## INSTRUCTIONS FOR THE TASK:
Lift out, unaltered, the lines of the material below between the line holding "Convert this chart to Plotly code." and the line holding "y_minor = [-1, 1, 3, 5]", counting both.
····················
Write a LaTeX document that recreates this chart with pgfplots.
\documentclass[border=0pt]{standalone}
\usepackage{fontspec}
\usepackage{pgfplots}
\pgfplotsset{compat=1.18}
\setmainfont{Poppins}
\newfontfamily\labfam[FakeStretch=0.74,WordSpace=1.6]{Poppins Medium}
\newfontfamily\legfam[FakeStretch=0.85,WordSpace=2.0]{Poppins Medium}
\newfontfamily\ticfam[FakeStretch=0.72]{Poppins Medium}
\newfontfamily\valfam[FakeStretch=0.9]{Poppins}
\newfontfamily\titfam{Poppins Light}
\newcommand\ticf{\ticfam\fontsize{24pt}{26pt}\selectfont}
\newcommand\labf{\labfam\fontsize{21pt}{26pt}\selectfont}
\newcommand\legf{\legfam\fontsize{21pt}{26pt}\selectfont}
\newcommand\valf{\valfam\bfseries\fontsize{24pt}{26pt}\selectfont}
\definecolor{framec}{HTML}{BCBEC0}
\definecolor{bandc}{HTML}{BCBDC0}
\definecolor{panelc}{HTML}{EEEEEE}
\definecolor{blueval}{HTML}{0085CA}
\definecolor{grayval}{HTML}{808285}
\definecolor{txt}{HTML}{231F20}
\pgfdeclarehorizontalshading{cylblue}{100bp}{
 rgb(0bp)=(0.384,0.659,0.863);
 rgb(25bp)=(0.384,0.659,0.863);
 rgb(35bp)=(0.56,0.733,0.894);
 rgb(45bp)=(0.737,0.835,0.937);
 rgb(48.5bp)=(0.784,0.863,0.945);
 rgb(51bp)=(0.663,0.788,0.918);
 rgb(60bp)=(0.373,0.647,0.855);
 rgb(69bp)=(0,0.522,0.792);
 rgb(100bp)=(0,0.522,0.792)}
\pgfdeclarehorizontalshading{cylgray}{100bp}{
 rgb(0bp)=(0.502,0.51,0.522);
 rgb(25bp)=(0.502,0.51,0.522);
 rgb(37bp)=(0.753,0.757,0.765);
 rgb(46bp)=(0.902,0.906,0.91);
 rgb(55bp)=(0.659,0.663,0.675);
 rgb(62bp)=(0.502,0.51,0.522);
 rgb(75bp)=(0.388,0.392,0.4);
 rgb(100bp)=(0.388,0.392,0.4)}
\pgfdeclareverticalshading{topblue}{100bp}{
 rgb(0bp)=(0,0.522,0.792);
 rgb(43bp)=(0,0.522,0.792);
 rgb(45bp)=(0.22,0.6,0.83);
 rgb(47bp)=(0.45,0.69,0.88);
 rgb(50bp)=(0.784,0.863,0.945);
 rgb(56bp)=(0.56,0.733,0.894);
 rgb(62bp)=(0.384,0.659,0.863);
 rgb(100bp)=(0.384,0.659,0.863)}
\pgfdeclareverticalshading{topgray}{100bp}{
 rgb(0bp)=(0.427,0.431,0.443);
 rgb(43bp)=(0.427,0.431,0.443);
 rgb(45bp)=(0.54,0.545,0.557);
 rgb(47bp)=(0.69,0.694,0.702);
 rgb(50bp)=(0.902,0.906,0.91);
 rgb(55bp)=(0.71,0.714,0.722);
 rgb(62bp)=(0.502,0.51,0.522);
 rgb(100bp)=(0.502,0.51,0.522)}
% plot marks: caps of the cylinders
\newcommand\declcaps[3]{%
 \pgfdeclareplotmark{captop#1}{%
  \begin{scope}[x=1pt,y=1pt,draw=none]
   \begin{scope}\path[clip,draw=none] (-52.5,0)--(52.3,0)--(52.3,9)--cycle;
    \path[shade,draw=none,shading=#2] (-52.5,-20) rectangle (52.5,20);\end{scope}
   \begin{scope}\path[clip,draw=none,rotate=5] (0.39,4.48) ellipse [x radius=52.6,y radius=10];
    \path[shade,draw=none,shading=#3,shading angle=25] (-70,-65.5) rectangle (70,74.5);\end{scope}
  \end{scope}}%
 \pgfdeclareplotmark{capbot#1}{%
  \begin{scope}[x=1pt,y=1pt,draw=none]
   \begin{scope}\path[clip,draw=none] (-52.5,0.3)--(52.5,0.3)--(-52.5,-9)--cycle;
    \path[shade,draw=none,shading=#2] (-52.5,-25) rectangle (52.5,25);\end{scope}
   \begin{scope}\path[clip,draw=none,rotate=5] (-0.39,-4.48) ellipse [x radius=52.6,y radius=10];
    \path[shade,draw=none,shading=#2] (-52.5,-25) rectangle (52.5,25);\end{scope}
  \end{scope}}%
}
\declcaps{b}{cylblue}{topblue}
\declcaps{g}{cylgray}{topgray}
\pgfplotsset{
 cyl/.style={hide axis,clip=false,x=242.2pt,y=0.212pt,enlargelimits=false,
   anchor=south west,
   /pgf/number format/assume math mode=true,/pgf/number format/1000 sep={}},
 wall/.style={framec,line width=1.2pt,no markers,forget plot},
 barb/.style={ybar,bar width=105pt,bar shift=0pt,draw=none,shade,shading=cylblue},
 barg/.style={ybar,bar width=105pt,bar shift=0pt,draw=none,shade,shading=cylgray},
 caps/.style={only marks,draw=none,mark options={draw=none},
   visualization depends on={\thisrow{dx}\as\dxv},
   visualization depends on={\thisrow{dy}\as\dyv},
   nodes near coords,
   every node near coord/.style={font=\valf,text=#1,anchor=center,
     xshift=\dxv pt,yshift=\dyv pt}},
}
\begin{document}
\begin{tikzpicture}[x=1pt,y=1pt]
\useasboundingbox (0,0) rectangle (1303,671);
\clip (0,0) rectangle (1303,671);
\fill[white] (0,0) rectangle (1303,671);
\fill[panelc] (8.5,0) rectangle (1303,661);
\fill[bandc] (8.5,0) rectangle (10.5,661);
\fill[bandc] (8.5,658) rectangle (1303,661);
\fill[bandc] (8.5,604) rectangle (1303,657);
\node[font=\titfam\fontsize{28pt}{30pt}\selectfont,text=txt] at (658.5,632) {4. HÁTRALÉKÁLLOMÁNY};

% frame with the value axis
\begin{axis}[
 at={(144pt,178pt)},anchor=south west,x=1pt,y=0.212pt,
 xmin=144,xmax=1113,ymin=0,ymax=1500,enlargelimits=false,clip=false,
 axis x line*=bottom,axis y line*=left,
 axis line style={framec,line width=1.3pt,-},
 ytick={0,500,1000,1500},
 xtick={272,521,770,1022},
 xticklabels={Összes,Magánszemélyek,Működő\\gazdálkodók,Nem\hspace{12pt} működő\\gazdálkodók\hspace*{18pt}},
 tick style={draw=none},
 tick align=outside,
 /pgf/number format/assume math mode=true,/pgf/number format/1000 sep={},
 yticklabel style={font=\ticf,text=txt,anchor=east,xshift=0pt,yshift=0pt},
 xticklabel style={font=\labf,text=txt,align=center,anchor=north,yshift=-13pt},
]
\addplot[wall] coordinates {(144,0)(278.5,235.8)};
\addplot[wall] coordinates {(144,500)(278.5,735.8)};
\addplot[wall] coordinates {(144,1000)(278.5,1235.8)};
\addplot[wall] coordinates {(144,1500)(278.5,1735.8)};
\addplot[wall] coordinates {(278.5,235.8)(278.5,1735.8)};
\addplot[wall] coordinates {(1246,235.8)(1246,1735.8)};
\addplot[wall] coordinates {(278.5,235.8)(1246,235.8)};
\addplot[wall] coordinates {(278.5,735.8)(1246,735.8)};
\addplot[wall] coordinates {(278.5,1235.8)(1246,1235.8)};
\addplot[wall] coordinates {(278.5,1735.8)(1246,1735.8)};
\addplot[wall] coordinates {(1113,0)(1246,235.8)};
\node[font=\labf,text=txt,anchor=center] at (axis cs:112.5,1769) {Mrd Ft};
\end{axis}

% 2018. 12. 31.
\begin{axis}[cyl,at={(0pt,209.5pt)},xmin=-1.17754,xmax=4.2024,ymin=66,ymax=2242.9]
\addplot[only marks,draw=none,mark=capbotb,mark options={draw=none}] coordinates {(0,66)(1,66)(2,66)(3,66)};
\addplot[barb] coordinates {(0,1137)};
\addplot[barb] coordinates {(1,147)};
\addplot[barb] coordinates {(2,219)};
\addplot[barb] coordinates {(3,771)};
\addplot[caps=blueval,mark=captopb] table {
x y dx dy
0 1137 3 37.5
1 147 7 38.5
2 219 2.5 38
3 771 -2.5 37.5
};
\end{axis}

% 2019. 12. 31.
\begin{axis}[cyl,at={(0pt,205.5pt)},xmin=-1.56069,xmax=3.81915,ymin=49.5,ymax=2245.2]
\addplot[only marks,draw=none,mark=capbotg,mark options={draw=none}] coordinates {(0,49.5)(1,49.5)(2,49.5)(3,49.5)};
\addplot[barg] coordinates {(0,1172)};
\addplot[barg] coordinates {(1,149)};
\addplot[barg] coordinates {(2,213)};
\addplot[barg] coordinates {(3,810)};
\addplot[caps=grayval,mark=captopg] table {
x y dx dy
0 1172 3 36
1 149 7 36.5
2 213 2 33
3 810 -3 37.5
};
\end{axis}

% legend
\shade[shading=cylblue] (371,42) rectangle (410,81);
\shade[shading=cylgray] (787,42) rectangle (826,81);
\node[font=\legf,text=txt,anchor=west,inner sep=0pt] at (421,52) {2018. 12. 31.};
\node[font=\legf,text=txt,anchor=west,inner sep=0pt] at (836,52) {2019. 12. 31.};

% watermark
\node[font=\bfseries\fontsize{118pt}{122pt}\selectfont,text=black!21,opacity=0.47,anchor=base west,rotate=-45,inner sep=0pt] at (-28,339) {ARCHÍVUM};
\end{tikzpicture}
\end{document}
····················
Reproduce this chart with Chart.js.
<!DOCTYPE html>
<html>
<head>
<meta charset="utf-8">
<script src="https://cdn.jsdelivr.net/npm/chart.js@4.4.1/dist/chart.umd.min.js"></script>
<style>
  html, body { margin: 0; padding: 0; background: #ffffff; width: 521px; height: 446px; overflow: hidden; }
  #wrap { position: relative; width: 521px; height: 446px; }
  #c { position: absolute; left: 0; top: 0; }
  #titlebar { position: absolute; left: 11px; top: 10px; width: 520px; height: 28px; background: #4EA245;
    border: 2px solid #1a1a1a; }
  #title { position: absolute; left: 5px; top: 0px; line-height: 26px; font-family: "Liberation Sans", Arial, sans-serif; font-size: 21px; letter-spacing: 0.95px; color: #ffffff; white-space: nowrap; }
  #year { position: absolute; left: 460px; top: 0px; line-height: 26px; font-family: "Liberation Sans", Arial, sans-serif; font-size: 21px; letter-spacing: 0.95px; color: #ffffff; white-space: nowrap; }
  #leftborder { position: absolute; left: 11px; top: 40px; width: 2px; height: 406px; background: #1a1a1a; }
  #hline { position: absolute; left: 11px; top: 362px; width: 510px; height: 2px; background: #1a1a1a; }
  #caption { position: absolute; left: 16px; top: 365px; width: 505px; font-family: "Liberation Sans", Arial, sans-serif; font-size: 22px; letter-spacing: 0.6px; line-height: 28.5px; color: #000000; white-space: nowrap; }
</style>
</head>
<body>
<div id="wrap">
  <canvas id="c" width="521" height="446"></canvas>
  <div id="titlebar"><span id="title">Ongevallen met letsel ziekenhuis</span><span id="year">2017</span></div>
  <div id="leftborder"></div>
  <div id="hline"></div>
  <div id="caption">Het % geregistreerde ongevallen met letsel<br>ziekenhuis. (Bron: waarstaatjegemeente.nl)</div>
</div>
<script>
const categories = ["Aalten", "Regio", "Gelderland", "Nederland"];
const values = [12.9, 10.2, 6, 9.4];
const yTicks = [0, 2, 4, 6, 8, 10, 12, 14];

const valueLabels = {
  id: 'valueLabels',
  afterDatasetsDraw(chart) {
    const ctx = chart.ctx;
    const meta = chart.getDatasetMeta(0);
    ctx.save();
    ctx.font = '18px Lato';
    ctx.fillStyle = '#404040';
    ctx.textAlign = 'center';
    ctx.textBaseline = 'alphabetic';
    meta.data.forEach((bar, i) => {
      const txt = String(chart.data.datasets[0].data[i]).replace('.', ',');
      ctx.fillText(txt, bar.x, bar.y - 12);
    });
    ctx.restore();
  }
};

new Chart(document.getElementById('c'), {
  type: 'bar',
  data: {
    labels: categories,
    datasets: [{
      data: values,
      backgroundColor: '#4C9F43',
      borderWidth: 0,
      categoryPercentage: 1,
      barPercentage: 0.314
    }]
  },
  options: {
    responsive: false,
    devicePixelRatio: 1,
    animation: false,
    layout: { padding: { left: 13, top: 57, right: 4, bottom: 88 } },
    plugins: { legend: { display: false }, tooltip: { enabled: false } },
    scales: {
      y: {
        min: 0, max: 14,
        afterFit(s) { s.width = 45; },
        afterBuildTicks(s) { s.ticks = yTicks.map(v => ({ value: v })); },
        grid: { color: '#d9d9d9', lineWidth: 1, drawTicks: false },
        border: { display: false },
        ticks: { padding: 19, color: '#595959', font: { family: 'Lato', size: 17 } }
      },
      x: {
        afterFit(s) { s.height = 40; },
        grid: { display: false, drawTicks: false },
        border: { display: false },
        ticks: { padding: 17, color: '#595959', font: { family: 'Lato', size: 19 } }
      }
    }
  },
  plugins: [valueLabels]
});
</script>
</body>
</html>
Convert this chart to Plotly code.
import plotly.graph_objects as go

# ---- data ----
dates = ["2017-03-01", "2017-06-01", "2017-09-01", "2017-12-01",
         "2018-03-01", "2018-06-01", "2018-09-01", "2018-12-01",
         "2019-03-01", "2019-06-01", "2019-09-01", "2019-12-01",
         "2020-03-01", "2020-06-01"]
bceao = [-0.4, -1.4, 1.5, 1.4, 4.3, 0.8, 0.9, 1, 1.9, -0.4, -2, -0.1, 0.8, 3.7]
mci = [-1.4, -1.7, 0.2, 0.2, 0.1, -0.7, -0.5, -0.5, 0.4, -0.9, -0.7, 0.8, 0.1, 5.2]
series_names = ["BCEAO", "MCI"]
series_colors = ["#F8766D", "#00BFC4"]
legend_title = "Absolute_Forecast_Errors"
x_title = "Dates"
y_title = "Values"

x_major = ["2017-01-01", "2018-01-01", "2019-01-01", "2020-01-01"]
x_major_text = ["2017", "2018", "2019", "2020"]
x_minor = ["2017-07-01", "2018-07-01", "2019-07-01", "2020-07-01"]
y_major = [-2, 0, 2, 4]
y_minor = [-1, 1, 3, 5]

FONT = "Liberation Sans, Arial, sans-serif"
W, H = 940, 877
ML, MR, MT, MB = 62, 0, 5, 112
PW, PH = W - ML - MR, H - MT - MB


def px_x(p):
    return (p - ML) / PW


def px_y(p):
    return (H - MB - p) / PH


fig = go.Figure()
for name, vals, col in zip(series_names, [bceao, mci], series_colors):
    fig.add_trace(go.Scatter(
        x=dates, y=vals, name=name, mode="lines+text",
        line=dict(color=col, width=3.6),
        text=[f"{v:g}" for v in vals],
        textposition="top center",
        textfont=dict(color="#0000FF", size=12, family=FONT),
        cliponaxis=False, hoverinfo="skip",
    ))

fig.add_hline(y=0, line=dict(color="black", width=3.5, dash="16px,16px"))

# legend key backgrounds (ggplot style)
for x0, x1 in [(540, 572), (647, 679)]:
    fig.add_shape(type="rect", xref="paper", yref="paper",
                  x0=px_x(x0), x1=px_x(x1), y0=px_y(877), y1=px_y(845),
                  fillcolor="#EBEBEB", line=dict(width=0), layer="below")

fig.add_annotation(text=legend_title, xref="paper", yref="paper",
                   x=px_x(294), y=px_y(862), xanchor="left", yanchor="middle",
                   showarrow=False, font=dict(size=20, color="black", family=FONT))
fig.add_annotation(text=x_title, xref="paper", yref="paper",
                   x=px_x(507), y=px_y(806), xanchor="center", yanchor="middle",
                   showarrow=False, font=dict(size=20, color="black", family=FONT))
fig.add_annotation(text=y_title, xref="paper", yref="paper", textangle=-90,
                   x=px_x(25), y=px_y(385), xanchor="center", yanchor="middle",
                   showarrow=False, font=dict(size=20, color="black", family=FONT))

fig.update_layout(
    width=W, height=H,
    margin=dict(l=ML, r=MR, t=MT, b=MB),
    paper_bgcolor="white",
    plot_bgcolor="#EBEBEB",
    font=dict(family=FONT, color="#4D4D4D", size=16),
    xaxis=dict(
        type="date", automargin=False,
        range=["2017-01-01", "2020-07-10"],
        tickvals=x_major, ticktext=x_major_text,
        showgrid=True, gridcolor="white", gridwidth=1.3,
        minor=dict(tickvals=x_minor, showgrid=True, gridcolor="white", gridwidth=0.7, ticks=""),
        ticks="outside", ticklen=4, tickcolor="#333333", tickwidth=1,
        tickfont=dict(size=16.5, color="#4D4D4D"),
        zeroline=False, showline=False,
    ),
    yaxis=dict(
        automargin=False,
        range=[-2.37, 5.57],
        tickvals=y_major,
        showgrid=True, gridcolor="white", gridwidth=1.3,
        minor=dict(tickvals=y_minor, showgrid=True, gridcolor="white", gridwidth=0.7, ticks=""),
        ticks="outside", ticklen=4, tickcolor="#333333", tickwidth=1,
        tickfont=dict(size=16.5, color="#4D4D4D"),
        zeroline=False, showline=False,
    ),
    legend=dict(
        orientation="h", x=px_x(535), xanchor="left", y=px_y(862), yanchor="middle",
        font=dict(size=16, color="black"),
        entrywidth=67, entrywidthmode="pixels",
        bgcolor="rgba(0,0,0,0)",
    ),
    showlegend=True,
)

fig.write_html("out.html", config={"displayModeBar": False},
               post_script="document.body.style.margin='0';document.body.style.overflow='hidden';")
····················
## RESPONSE TO THIS EXERCISE:
Convert this chart to Plotly code.
import plotly.graph_objects as go

# ---- data ----
dates = ["2017-03-01", "2017-06-01", "2017-09-01", "2017-12-01",
         "2018-03-01", "2018-06-01", "2018-09-01", "2018-12-01",
         "2019-03-01", "2019-06-01", "2019-09-01", "2019-12-01",
         "2020-03-01", "2020-06-01"]
bceao = [-0.4, -1.4, 1.5, 1.4, 4.3, 0.8, 0.9, 1, 1.9, -0.4, -2, -0.1, 0.8, 3.7]
mci = [-1.4, -1.7, 0.2, 0.2, 0.1, -0.7, -0.5, -0.5, 0.4, -0.9, -0.7, 0.8, 0.1, 5.2]
series_names = ["BCEAO", "MCI"]
series_colors = ["#F8766D", "#00BFC4"]
legend_title = "Absolute_Forecast_Errors"
x_title = "Dates"
y_title = "Values"

x_major = ["2017-01-01", "2018-01-01", "2019-01-01", "2020-01-01"]
x_major_text = ["2017", "2018", "2019", "2020"]
x_minor = ["2017-07-01", "2018-07-01", "2019-07-01", "2020-07-01"]
y_major = [-2, 0, 2, 4]
y_minor = [-1, 1, 3, 5]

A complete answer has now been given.